Australia’s da Vinci

David Unaipon (1872 – 1967), a Ngarrindjeri man of the Coorong region of South Australia, was an author, inventor, evangelical preacher, and political activist. His many significant accomplishments during a period that book-ends Australian federation challenged the prejudiced stereotypes held about Aboriginal people.

Unaipon spent much of his life reading science books and was particularly fascinated by perpetual motion. His deep understanding of the fundamental principles of physics led to his most successful invention, a sheep-shearing handpiece that converts curvilinear motion into the straight-line movement. This design, partially patented in 1909 greatly improved the efficiency of the cutting blades and is still in use today.
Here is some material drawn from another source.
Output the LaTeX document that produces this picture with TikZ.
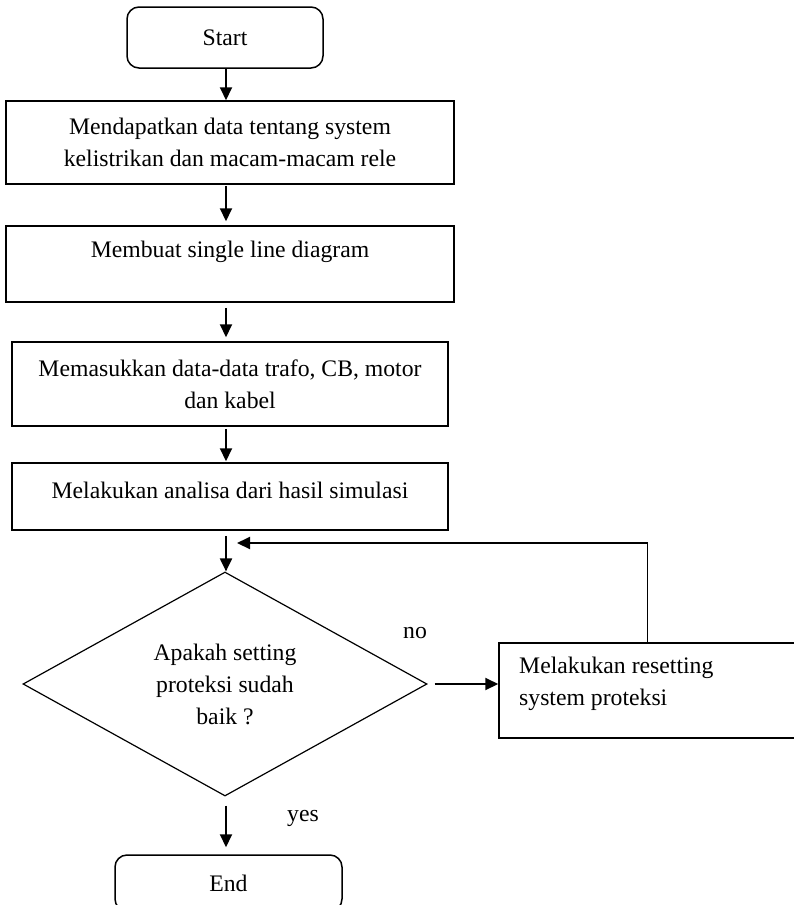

His helicopter design in 1914, based on the aerodynamics of the boomerang, pre-dates the manufacture of the world’s first ‘hovering aircraft’ by 25 years.
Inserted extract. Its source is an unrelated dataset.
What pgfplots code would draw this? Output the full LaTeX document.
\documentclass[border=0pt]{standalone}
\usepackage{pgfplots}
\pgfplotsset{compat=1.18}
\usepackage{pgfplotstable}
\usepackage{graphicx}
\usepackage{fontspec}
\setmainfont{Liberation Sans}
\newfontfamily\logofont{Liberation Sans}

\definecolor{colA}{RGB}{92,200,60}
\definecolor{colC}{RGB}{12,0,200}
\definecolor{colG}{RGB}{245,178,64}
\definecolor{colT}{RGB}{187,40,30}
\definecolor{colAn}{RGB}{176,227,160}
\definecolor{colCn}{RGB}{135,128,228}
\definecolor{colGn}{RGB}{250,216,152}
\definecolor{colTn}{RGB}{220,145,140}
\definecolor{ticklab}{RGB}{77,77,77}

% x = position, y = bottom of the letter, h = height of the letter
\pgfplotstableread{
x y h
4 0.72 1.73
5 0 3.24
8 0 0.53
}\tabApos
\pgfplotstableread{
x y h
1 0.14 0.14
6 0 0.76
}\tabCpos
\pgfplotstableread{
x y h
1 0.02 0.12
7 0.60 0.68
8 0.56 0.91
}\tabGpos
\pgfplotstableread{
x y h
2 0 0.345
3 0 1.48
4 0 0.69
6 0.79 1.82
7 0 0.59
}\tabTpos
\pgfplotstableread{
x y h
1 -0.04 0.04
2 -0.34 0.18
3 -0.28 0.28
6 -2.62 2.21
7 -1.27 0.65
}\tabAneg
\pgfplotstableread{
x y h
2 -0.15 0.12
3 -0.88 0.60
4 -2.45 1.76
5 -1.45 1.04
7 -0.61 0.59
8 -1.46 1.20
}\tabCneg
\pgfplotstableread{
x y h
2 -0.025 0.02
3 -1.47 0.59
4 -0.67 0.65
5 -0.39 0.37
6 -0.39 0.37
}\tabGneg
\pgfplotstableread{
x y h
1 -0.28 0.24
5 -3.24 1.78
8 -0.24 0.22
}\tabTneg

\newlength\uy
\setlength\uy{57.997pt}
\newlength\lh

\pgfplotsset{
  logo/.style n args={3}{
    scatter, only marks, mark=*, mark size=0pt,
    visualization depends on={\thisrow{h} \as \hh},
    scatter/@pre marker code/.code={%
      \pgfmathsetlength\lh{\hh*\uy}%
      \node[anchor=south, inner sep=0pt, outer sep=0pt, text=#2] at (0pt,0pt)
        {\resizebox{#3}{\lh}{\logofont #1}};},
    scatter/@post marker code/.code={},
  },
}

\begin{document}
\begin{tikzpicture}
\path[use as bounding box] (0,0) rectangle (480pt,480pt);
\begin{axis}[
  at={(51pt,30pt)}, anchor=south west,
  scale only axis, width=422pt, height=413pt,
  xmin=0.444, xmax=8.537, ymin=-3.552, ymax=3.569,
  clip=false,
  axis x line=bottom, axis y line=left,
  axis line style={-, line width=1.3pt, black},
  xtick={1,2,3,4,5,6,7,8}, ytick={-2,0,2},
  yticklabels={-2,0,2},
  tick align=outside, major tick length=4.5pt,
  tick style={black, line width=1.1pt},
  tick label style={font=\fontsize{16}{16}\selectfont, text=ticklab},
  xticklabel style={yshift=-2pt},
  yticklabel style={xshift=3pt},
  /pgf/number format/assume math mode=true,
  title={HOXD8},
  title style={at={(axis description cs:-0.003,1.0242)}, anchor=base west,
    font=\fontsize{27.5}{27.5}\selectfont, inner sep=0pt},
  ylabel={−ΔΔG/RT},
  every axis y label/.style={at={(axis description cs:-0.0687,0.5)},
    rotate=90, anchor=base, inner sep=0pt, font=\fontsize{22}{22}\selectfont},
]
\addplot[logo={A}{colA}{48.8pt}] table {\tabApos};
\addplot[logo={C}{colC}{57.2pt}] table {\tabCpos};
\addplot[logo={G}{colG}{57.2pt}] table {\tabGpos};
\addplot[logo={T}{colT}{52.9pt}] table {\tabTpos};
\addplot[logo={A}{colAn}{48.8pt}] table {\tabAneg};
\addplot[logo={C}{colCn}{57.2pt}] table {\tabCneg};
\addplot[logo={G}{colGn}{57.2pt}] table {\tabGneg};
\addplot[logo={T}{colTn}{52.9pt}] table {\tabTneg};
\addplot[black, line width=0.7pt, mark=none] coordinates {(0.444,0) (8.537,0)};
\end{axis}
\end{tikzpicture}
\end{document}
His research into the polarisation of light points to him also being a pioneer in the field of photonics. In an interview published in the Daily Herald (Adelaide, SA 1/6/1914) he said; “We are gradually coming to the age when we might expect to be able to hurl electricity, like Nature does, for instance, in the shape of lightning.”

Unaipon\’s legacy has been re-examined in more recent times, and his image along with his shearing shears design has been on the Australian $50 banknote since 1995.